This revision now requires changes to proceed.Mar 26 2019, 1:18 PM
anlambert retitled this revision from fix snapshot for upper case SHA1 to Add support for uppercase sha1 url arguments.Mar 26 2019, 1:21 PM

Add support for uppercase sha1 in url arguments

Closes T1505

This revision is now accepted and ready to land.Mar 26 2019, 5:18 PM
anlambert added inline comments.
swh/web/urls.py
52 ↗(On Diff #4092)

After some discussion with my team, we think that for this endpoint uppercase characters should not be authorized (see swh ids spec here: https://docs.softwareheritage.org/devel/swh-model/persistent-identifiers.html#persistent-identifiers).

Can you remove it and then I land the diff ?

This revision now requires changes to proceed.Mar 26 2019, 5:32 PM
kalpitk added inline comments.
swh/web/urls.py
52 ↗(On Diff #4092)

Then I need to remove upper case support from browse/directory also

anlambert added inline comments.
swh/web/urls.py
52 ↗(On Diff #4092)

Oh I see, tests broke again. Let me handle that. I will accept the diff again, amend your commit and land the diff.

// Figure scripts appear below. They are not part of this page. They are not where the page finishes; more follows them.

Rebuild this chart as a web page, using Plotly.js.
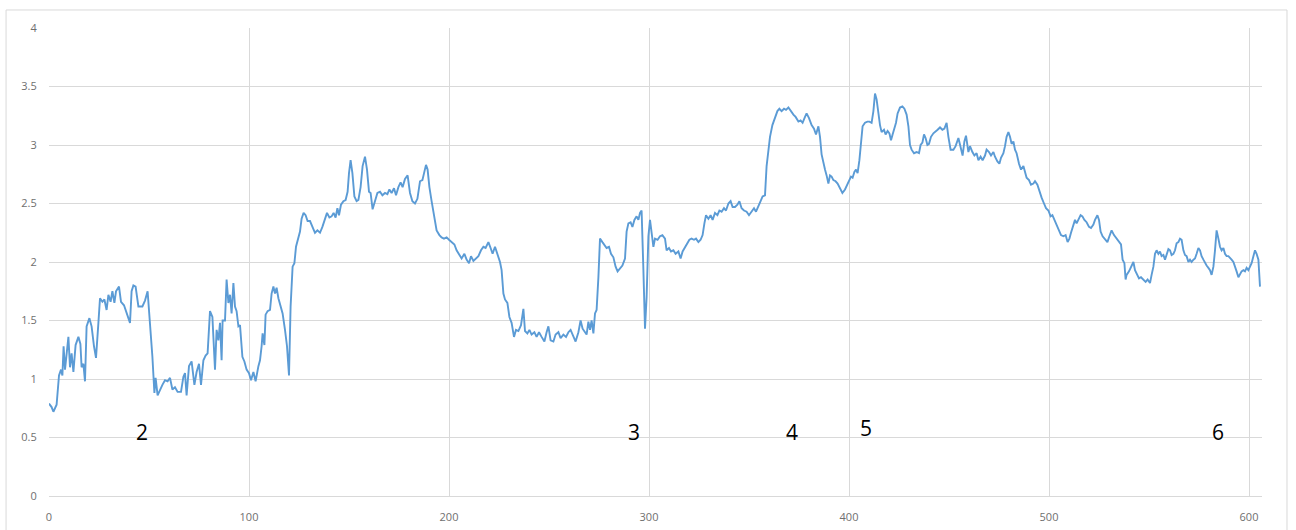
<!DOCTYPE html>
<html>
<head>
<meta charset="utf-8">
<script src="https://cdn.plot.ly/plotly-3.0.1.min.js"></script>
<style>
  html, body { margin: 0; padding: 0; background: #ffffff; }
  #chart { width: 1296px; height: 530px; }
</style>
</head>
<body>
<div id="chart"></div>
<script>
// ---- Data ----
const seriesX = [
  0,1.3,2.2,3.8,5,6,6.7,7.3,8,8.8,9.7,10.5,11.3,12.2,13.3,14.7,15.7,16.3,17.2,18,18.8,20.2,21.3,22.5,23.5,24.7,25.5,26.7,27.7,28.8,29.7,30.8,31.7,32.7,33.5,35,36,37.5,38.8,40.5,41.3,42.2,43.3,44.7,46.7,48,49.3,50.5,51.7,52.7,53.3,54.3,55.5,56.7,58,59.3,60.5,61.7,63,64.3,66,67.2,68,68.8,70,71.3,72.7,73.8,75,76,77.2,78.3,79.3,80.5,81.7,83,83.8,84.7,85.5,86.3,86.8,88,
  88.8,89.7,90.5,91.3,92.2,93,93.8,94.7,95.5,96,96.7,97.7,98.8,100,101,102.2,103.3,104.7,105.5,106.3,106.8,107.7,108.3,109.3,110.5,111.3,112.2,113,113.8,114.7,115.8,116.8,118,119,120,120.8,121.8,122.7,123.5,124.7,125.5,126.3,127.3,128.3,129.3,130.5,131.7,133,134.2,135.5,136.7,138,139,140.2,141.3,142.3,143.3,144.2,145,146,147.2,148.3,149.3,150,150.8,151.7,152.7,153.8,154.7,155.8,156.8,158,159,160,160.8,161.8,163,164.2,165.5,166.7,168,169.2,170.2,171.3,172.5,173.5,174.7,175.8,176.8,178,179.3,
  180.5,181.7,183,184.2,185.5,186.7,187.5,188.5,189.3,190.2,191.3,192.7,193.8,195.2,196.3,197.5,198.8,200,201.3,202.7,203.8,205,206.3,207.7,208.8,210,211,212.2,213.5,214.7,216,217.2,218.3,219.7,220.8,221.8,223,224.2,225.5,226.3,227.2,228,229.2,230.2,231.3,232.5,233.5,234.7,236,237.2,238,239.2,240.2,241.3,242.7,243.8,245,246.3,247.7,248.8,249.7,250.8,252.2,253.3,254.7,255.8,257.2,258.5,259.7,260.8,262.2,263.3,264.7,265.8,266.8,268,
  268.8,269.7,270.5,271.3,272.2,273,273.8,274.7,275.5,276.7,277.7,278.8,280,281,282.2,283.3,284.3,285.5,286.7,288,288.8,289.7,290.8,291.7,292.7,293.8,294.7,295.5,296.3,297.2,298,298.8,299.7,300.5,301.3,302.2,303,304.3,305.5,306.7,308,308.8,310,311,312.2,313.3,314.7,315.8,316.8,318,319.2,320.2,321.3,322.5,323.5,324.7,325.8,326.8,327.7,328.5,329.7,330.8,331.8,333,334.2,335.2,336.3,337.5,338.5,339.7,340.8,341.8,343,344.2,345.2,346.3,347.5,348.8,350,351.3,352.5,353.5,354.7,355.8,356.8,358,
  358.8,359.7,360.5,361.7,363,364.2,365.2,366.3,367.5,368.5,369.7,370.8,372.2,373.3,374.7,375.8,376.8,378,378.8,380,381.3,382.5,383.5,384.7,385.5,386.3,387.2,388,388.8,389.7,390.5,391.3,392.2,393.3,394.3,395.5,396.7,398,399.2,400.2,401,401.8,402.7,403.5,404.3,405.2,406,406.8,408,409.2,410.2,411.3,412.2,413,413.8,414.7,415.5,416.3,417.5,418.3,419.3,420.2,421,421.8,422.7,423.5,424.3,425.5,426.7,427.7,428.8,429.7,430.5,431.3,432.5,433.8,435,435.8,436.7,437.5,438.3,439.2,440,441,442.2,443.3,444.3,445.5,446.7,447.7,448.8,
  449.7,450.8,452.2,453.3,454.7,455.8,456.8,457.7,458.5,459.7,460.5,461.7,462.7,463.8,464.7,465.8,466.8,468,468.8,470,471,472.2,473,474.2,475.2,476,477.2,478,478.8,479.7,480.5,481.3,482.2,483,483.8,485,486,487.2,488,488.8,490,491,492.2,493,494.2,495.2,496.3,497.5,498.5,499.7,500.8,501.7,502.7,503.8,505,506,507.2,508.3,509.3,510.2,511,511.8,513,513.8,514.7,515.8,516.7,517.7,518.8,520,521,522.2,523,524.2,525,525.8,526.8,528,529.2,530.2,531.3,532.5,533.8,535,536,536.8,537.7,538.3,
  538.8,540,541,542.2,543,544.2,545,546,547.2,548.3,549.3,550.5,551.3,552.2,553,553.8,554.7,555.5,556.3,557.2,558,558.8,559.7,560.5,561.3,562.2,563,563.8,564.7,565.5,566.3,567.2,568,568.8,569.7,570.5,571.3,572.2,573,573.8,574.7,575.5,576.3,577.2,578,578.8,579.7,580.5,581.3,582.2,583,583.8,584.7,585.5,586.3,587.2,588,588.8,589.7,590.5,591.3,592.2,593,593.8,594.7,595.5,596.3,597.2,598,598.8,599.7,600.5,601.3,602.2,603,603.8,604.7,605.5
];
const seriesY = [
  0.79,0.76,0.72,0.78,1.03,1.08,1.03,1.28,1.08,1.23,1.36,1.10,1.22,1.06,1.29,1.36,1.30,1.10,1.13,0.98,1.45,1.52,1.45,1.28,1.18,1.48,1.69,1.66,1.68,1.59,1.72,1.66,1.75,1.65,1.75,1.79,1.66,1.63,1.56,1.48,1.75,1.80,1.79,1.62,1.62,1.67,1.75,1.50,1.19,0.88,1.01,0.86,0.91,0.95,0.99,0.98,1.01,0.91,0.93,0.89,0.89,1.02,1.05,0.86,1.11,1.15,0.95,1.06,1.13,0.95,1.16,1.20,1.22,1.58,1.53,1.08,1.42,1.33,1.48,1.16,1.50,1.50,
  1.85,1.65,1.72,1.56,1.82,1.62,1.58,1.45,1.46,1.36,1.19,1.15,1.08,1.05,0.99,1.06,0.98,1.11,1.16,1.28,1.39,1.29,1.55,1.58,1.59,1.73,1.79,1.73,1.78,1.69,1.62,1.56,1.42,1.28,1.03,1.62,1.96,1.99,2.13,2.22,2.26,2.37,2.42,2.40,2.35,2.35,2.30,2.25,2.27,2.25,2.30,2.37,2.42,2.38,2.39,2.42,2.38,2.46,2.40,2.49,2.52,2.53,2.60,2.76,2.87,2.76,2.56,2.52,2.53,2.64,2.82,2.90,2.79,2.60,2.59,2.45,2.52,2.59,2.60,2.57,2.59,2.58,2.62,2.59,2.63,2.57,2.64,2.68,2.64,2.71,2.74,
  2.59,2.52,2.50,2.54,2.69,2.70,2.76,2.83,2.79,2.64,2.52,2.39,2.27,2.23,2.21,2.20,2.21,2.19,2.17,2.15,2.10,2.06,2.03,2.07,2.02,1.99,2.05,2.01,2.03,2.05,2.10,2.13,2.12,2.17,2.12,2.07,2.13,2.07,2.00,1.93,1.73,1.68,1.65,1.53,1.48,1.36,1.42,1.41,1.46,1.60,1.41,1.39,1.42,1.38,1.40,1.36,1.40,1.36,1.32,1.40,1.45,1.33,1.32,1.38,1.40,1.35,1.38,1.36,1.40,1.42,1.36,1.32,1.40,1.50,1.43,1.40,
  1.38,1.49,1.42,1.50,1.39,1.56,1.59,1.87,2.20,2.17,2.15,2.12,2.13,2.07,2.04,1.96,1.92,1.95,1.97,2.03,2.26,2.33,2.34,2.30,2.36,2.39,2.36,2.42,2.44,1.93,1.43,1.70,2.22,2.36,2.26,2.13,2.20,2.19,2.22,2.23,2.20,2.10,2.12,2.09,2.10,2.07,2.09,2.03,2.09,2.13,2.17,2.19,2.20,2.19,2.20,2.17,2.19,2.23,2.33,2.40,2.37,2.40,2.36,2.42,2.40,2.44,2.43,2.46,2.44,2.50,2.52,2.47,2.47,2.49,2.52,2.46,2.44,2.43,2.40,2.43,2.46,2.43,2.47,2.52,2.56,2.57,
  2.82,2.99,3.07,3.17,3.24,3.29,3.31,3.29,3.31,3.30,3.32,3.29,3.26,3.24,3.20,3.21,3.19,3.24,3.27,3.23,3.17,3.14,3.09,3.16,3.07,2.92,2.84,2.79,2.74,2.67,2.74,2.73,2.70,2.69,2.67,2.63,2.59,2.62,2.66,2.70,2.73,2.72,2.77,2.79,2.76,2.87,3.04,3.16,3.19,3.20,3.20,3.19,3.29,3.44,3.39,3.27,3.17,3.11,3.13,3.09,3.12,3.10,3.04,3.09,3.14,3.19,3.27,3.32,3.33,3.31,3.26,3.16,3.00,2.96,2.93,2.94,2.93,3.00,3.02,3.09,3.06,3.00,3.01,3.07,3.10,3.12,3.13,3.15,3.13,3.14,3.19,
  3.07,2.96,2.96,2.99,3.06,2.99,2.91,3.03,3.08,2.94,2.99,2.94,2.91,2.93,2.87,2.90,2.87,2.91,2.96,2.94,2.91,2.94,2.90,2.86,2.84,2.89,2.93,2.99,3.07,3.11,3.07,3.01,3.03,2.96,2.93,2.84,2.79,2.82,2.76,2.72,2.70,2.66,2.67,2.69,2.66,2.60,2.55,2.50,2.46,2.44,2.39,2.40,2.36,2.32,2.27,2.23,2.22,2.23,2.17,2.20,2.25,2.30,2.36,2.33,2.36,2.40,2.39,2.36,2.34,2.30,2.29,2.32,2.36,2.40,2.36,2.26,2.22,2.19,2.17,2.22,2.27,2.23,2.20,2.17,2.15,2.02,1.99,1.85,
  1.89,1.92,1.96,2.00,1.93,1.89,1.86,1.87,1.85,1.83,1.85,1.82,1.89,1.96,2.07,2.10,2.07,2.09,2.05,2.06,2.02,2.07,2.11,2.10,2.06,2.07,2.10,2.16,2.17,2.20,2.19,2.10,2.06,2.05,2.00,2.02,2.00,2.02,2.03,2.07,2.12,2.10,2.05,2.02,1.99,1.97,1.95,1.93,1.89,1.96,2.10,2.27,2.20,2.13,2.10,2.12,2.07,2.05,2.05,2.03,2.02,2.00,1.95,1.92,1.87,1.90,1.92,1.93,1.92,1.95,1.93,1.96,1.99,2.05,2.10,2.07,2.02,1.79
];
const xTickValues = [0, 100, 200, 300, 400, 500, 600];
const yTickValues = [0, 0.5, 1, 1.5, 2, 2.5, 3, 3.5, 4];
const markerLabels = ["2", "3", "4", "5", "6"];
const markerLabelX = [46.5, 292.5, 371.5, 408.5, 584.5];
const markerLabelY = [0.55, 0.55, 0.55, 0.58, 0.55];

// ---- Chart ----
const trace = {
  x: seriesX,
  y: seriesY,
  type: "scatter",
  mode: "lines",
  line: { color: "#5b9bd5", width: 1.9 },
  hoverinfo: "none"
};

const annotations = markerLabels.map((t, i) => ({
  x: markerLabelX[i],
  y: markerLabelY[i],
  xref: "x",
  yref: "y",
  text: t,
  showarrow: false,
  font: { family: "Open Sans, Liberation Sans, sans-serif", size: 21, color: "#000000", weight: 500 }
}));

const layout = {
  width: 1296,
  height: 530,
  margin: { l: 49, r: 34, t: 28, b: 34, pad: 0 },
  paper_bgcolor: "#ffffff",
  plot_bgcolor: "#ffffff",
  showlegend: false,
  font: { family: "Open Sans, Liberation Sans, sans-serif", size: 11, color: "#6f6f6f" },
  xaxis: {
    range: [0, 606.5],
    tickvals: xTickValues,
    ticktext: xTickValues.map(String),
    showgrid: true,
    gridcolor: "#d9d9d9",
    gridwidth: 1,
    zeroline: false,
    showline: true,
    linecolor: "#d9d9d9",
    linewidth: 1,
    ticks: "outside",
    ticklen: 11,
    tickcolor: "rgba(0,0,0,0)",
    tickfont: { size: 11, color: "#6f6f6f" },
    fixedrange: true
  },
  yaxis: {
    range: [0, 4],
    tickvals: yTickValues,
    ticktext: yTickValues.map(String),
    showgrid: true,
    gridcolor: "#d9d9d9",
    gridwidth: 1,
    zeroline: false,
    showline: false,
    ticks: "outside",
    ticklen: 9,
    tickcolor: "rgba(0,0,0,0)",
    tickfont: { size: 11, color: "#6f6f6f" },
    fixedrange: true
  },
  annotations: annotations,
  shapes: [
    {
      type: "rect",
      xref: "paper", yref: "paper",
      x0: -0.0354, x1: 1.0206,
      y0: -0.2, y1: 1.0385,
      line: { color: "#d9d9d9", width: 1 },
      fillcolor: "rgba(0,0,0,0)",
      layer: "below"
    }
  ]
};

Plotly.newPlot("chart", [trace], layout, { staticPlot: true, displayModeBar: false });
</script>
</body>
</html>
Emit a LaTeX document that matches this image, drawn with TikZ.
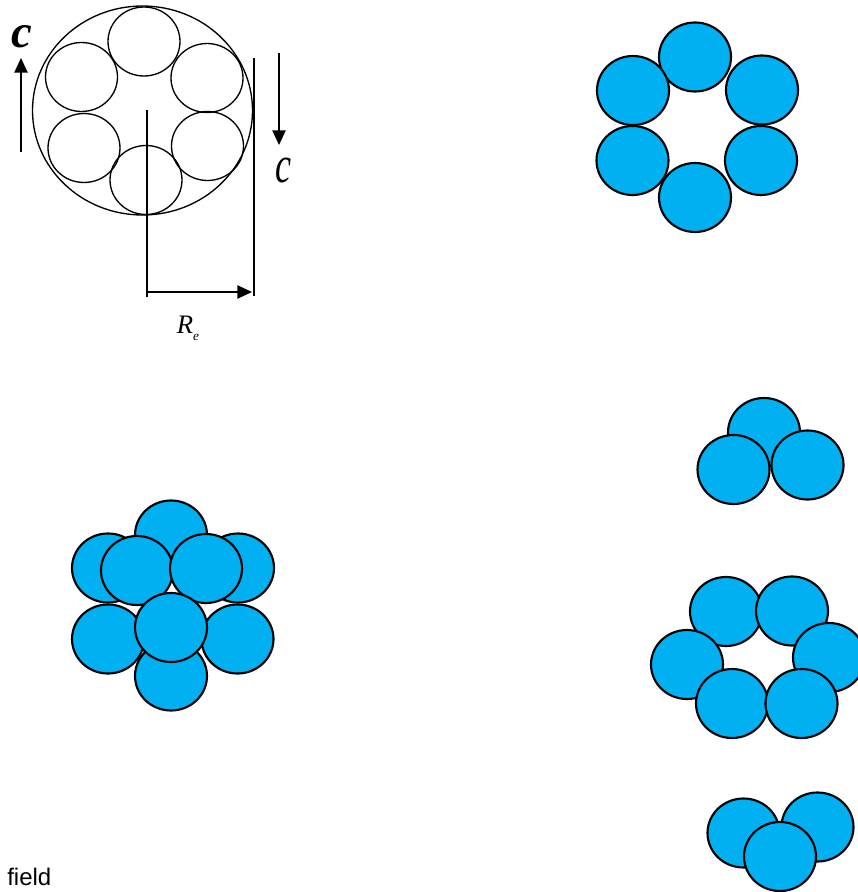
\documentclass[tikz,border=0pt]{standalone}
\usepackage{fontspec}
\setmainfont{Liberation Serif}
\newfontfamily\labelfont{Liberation Sans}
\usetikzlibrary{arrows.meta}
\definecolor{beadBlue}{RGB}{0,176,240}

\begin{document}
\begin{tikzpicture}[x=0.75pt, y=-0.75pt,
    bead/.style={draw=black, fill=beadBlue, line width=1.6pt},
    ring/.style={draw=black, line width=1pt},
    dim/.style={draw=black, line width=1.1pt},
    arr/.style={dim, -{Triangle[length=11pt,width=10pt]}}]
    \useasboundingbox (0,0) rectangle (857,892);
    % Sketch: cylinder with six strands
    \draw[ring] (142.5,110.5) ellipse (110 and 104.5);
    \draw[ring] (144,41.5) ellipse (36 and 34.5);
    \draw[ring] (81.5,77) ellipse (36 and 34.5);
    \draw[ring] (207,78) ellipse (36 and 34.5);
    \draw[ring] (84,148) ellipse (36 and 34.5);
    \draw[ring] (207.5,146) ellipse (36 and 34.5);
    \draw[ring] (146,180) ellipse (36 and 34.5);
    % Radius
    \coordinate (axisTop) at (147,110);
    \coordinate (axisBot) at (147,297);
    \coordinate (edgeTop) at (254,58);
    \coordinate (edgeBot) at (254,296);
    \coordinate (reStart) at (147,292);
    \coordinate (reEnd) at (252,292);
    \draw[dim] (axisTop) -- (axisBot);
    \draw[dim] (edgeTop) -- (edgeBot);
    \draw[arr] (reStart) -- (reEnd);
    \node (reLabel) at (188,328) {\fontsize{20}{21}\selectfont\itshape R\raisebox{-5pt}{\fontsize{10}{11}\selectfont e}};
    % Rotation
    \coordinate (upFrom) at (21,152);
    \coordinate (upTo) at (21,58);
    \coordinate (downFrom) at (279,53);
    \coordinate (downTo) at (279,145);
    \draw[arr] (upFrom) -- (upTo);
    \draw[arr] (downFrom) -- (downTo);
    \node (cUp) at (21.5,36.5) {\fontsize{35}{35}\selectfont\bfseries\itshape c};
    \node (cDown) at (283,171) {\scalebox{0.9}[1.3]{\fontsize{30}{30}\selectfont\itshape c}};
    % Hexamer ring
    \draw[bead] (695,57) ellipse (36 and 34.5);
    \draw[bead] (633,90.5) ellipse (36 and 34.5);
    \draw[bead] (762,90) ellipse (36 and 34.5);
    \draw[bead] (632.5,160.5) ellipse (36 and 34.5);
    \draw[bead] (761,160.5) ellipse (36 and 34.5);
    \draw[bead] (695,197.5) ellipse (36 and 34.5);
    % Packed cluster
    \draw[bead] (171,535) ellipse (36 and 34.5);
    \draw[bead] (171,676) ellipse (36 and 34.5);
    \draw[bead] (108,568) ellipse (36 and 34.5);
    \draw[bead] (238,568) ellipse (36 and 34.5);
    \draw[bead] (108,639) ellipse (36 and 34.5);
    \draw[bead] (237.5,639) ellipse (36 and 34.5);
    \draw[bead] (137,570.5) ellipse (36 and 34.5);
    \draw[bead] (206,568.5) ellipse (36 and 34.5);
    \draw[bead] (171,627.5) ellipse (36 and 34.5);
    % Trimer, top
    \draw[bead] (764,432.5) ellipse (36 and 34.5);
    \draw[bead] (733.5,469.5) ellipse (36 and 34.5);
    \draw[bead] (807.5,465) ellipse (36 and 34.5);
    % Open ring
    \draw[bead] (726,611.5) ellipse (36 and 34.5);
    \draw[bead] (792,611) ellipse (36 and 34.5);
    \draw[bead] (829,657.5) ellipse (36 and 34.5);
    \draw[bead] (687,664.5) ellipse (36 and 34.5);
    \draw[bead] (732,703.5) ellipse (36 and 34.5);
    \draw[bead] (801.5,703.5) ellipse (36 and 34.5);
    % Trimer, bottom
    \draw[bead] (743.5,833) ellipse (36 and 34.5);
    \draw[bead] (817.5,827) ellipse (36 and 34.5);
    \draw[bead] (780,856.5) ellipse (36 and 34.5);
    % Caption
    \node[anchor=west, inner sep=0pt] (fieldLabel) at (7,877) {\labelfont\fontsize{18}{20}\selectfont field};
\end{tikzpicture}
\end{document}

This revision is now accepted and ready to land.Mar 26 2019, 11:06 PM

@kalpitk , After testing your changes, I have the feeling that modifying url regexps to handle the uppercase sha1s is not the good solution here.

I think this would be better handled using url redirections. There must be some way to do that automatically by reading the Django urls index
of swh-web and adding the adequate redirections. I need to think more about that. I get back to you tomorrow.

This revision now requires changes to proceed.Mar 26 2019, 11:38 PM

@kalpitk , after some brainstorming on how to easily add url redirections for uppercase sha1s, I ended up
with the following solution showcased in that separate branch: https://forge.softwareheritage.org/source/swh-web/history/redirect_upper_sha1/

I did not handle all endpoints so far neither updated the tests (which in these case will simply consist to check that
url redirection have been performed). Can you update that diff (or abandon this one in favor of a new one) using
the proposed approach ?